Qualifié de roman culte, Fasciste est désormais présenté comme un ouvrage licencieux, voire même subversif dont la seule acquisition provoquerait un certain frisson. Une bravade de l'interdit en quelque sorte. Mais que l'on soit bien clair, Fasciste n'a rien du brûlot sulfureux que l'on veut nous décrire, bien au contraire. Certes l'auteur nous dépeint la trajectoire d'un fasciste sans pour autant décrier la démarche du personnage principal. En fait tout le postulat inconvenant du roman réside dans le fait que Rémi soit un fasciste. Et alors ? Héros ou antihéros, Thierry Marignac ne nous impose aucun jugement de valeur, aucune morale et surtout aucune démarche de rédemption et c'est tant mieux. Il semblerait que l'auteur parie finalement sur l'intelligence du lecteur. Car même s'il est beau, intelligent et cultivé, nous n'avons aucune envie d'apprécier ce jeune en rupture dont on suit la trajectoire dans une succession de scènes parfois ennuyeuses. Il est indéniable que Thierry Marignac possède une maîtrise de l'écriture qui lui permet de nous délivrer un texte fluide qui tranche avec la pauvreté de l'intrigue. On appréciera toutefois l'épisode où Rémi se rend à Belfast pour rencontrer un leader unioniste ainsi que la scène finale. Mais est-ce que tout cela est suffisant pour faire de Fasciste un roman culte ? Certainement pas.

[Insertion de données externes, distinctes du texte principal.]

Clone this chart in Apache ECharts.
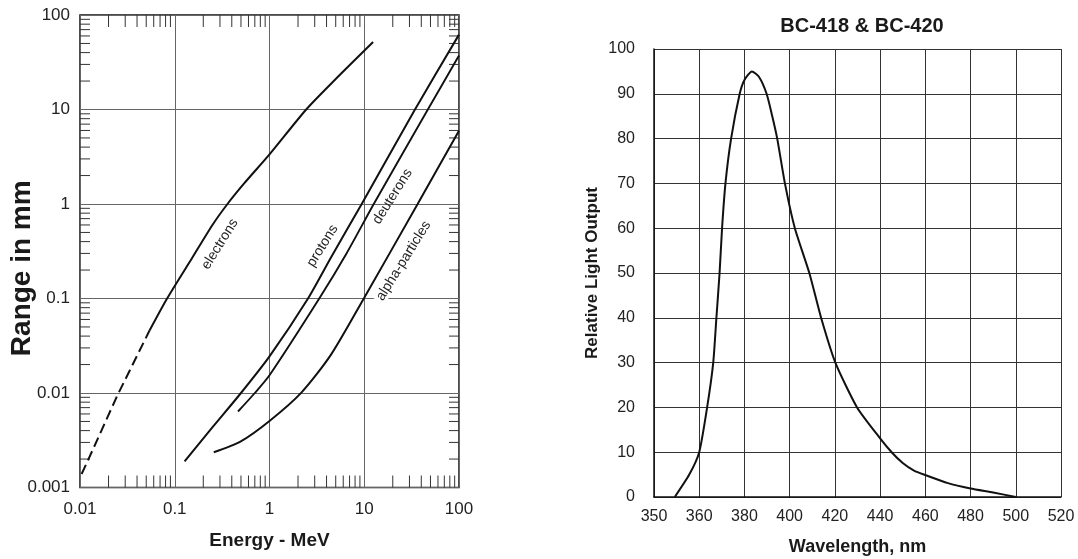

Thierry Marignac nous explique qu'il souhaitait écrire un roman dans un registre où l'on ne l'attendait pas. Cela semble un peu court pour dépeindre le milieu de l'extrême droite et on le ressent tout au long du récit. Car Fasciste manque cruellement d'ampleur et c'est bien dommage, d'autant plus que l'on se doute bien que l'auteur en a sous la pédale. On déplorera également le manque de clarté environnementale et politique qui conduit les différents personnages vers leur destinée. Cette absence de contexte motivant l'action des protagonistes est l'une des faiblesses du roman qui perd de sa substance trash.

Il n'en demeure pas moins qu'il faut lire Fasciste, qui reste un des rares romans sans complaisance évoquant le FN et ses groupuscules d'extrême droite sans pour autant tomber dans les clichés de convenance. Et si l'on se demande ce que sont devenus les différents acteurs de l'histoire il suffit d'inscrire Fasciste dans la perspective de la démarche de dédiabolisation du rassemblement bleu marine que l'on vit actuellement en France.